Having held that the service requirement is applicable to this case, it follows that the trial court was without jurisdiction to try this case in the absence of service upon the attorney general. Therefore, we cannot review the issues raised in the challenge to the constitutionality of the statutory plan of public transportaton of school children. The case must be remanded to the trial court with directions to set aside the judgment and dismiss *736 the plaintiffs' complaint for the reason that the attorney general was not served with a copy of the proceedings.

By the Court.—Judgment vacated with directions to dismiss the complaint of the plaintiffs without prejudice.

ABRAHAMSON, J. (dissenting).

This is the second time this case has been tried and appealed.

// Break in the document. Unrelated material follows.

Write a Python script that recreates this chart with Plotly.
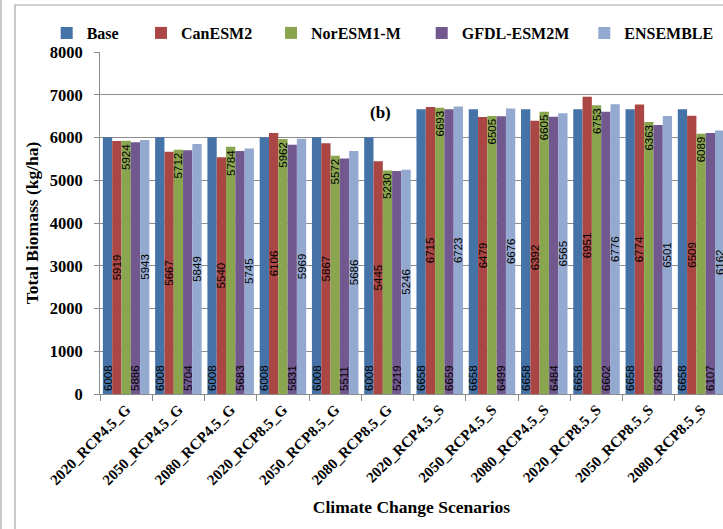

The court now vacates the judgment on an issue which has not been raised or briefed by the parties or amicus curiae, namely the need to serve the attorney general under sec. 806.04 (11), Stats., when the application of a statute—rather than the statute itself—is alleged to be unconstitutional. This issue has not previously been decided by this court. The decision of this court on the issue not only affects the parties presently before the court but also affects many litigants and the attorney general. Under these circumstances, I would not vacate the judgment on this issue without first giving the parties—and the attorney general—an opportunity to be heard.

I have been authorized to state that Mr. Chief Justice BEILFUSS joins in this dissenting opinion.

NOTES

[†] Motion for rehearing pending. This motion was not decided at the time the volume went to press. Its disposition will be reported in a later volume.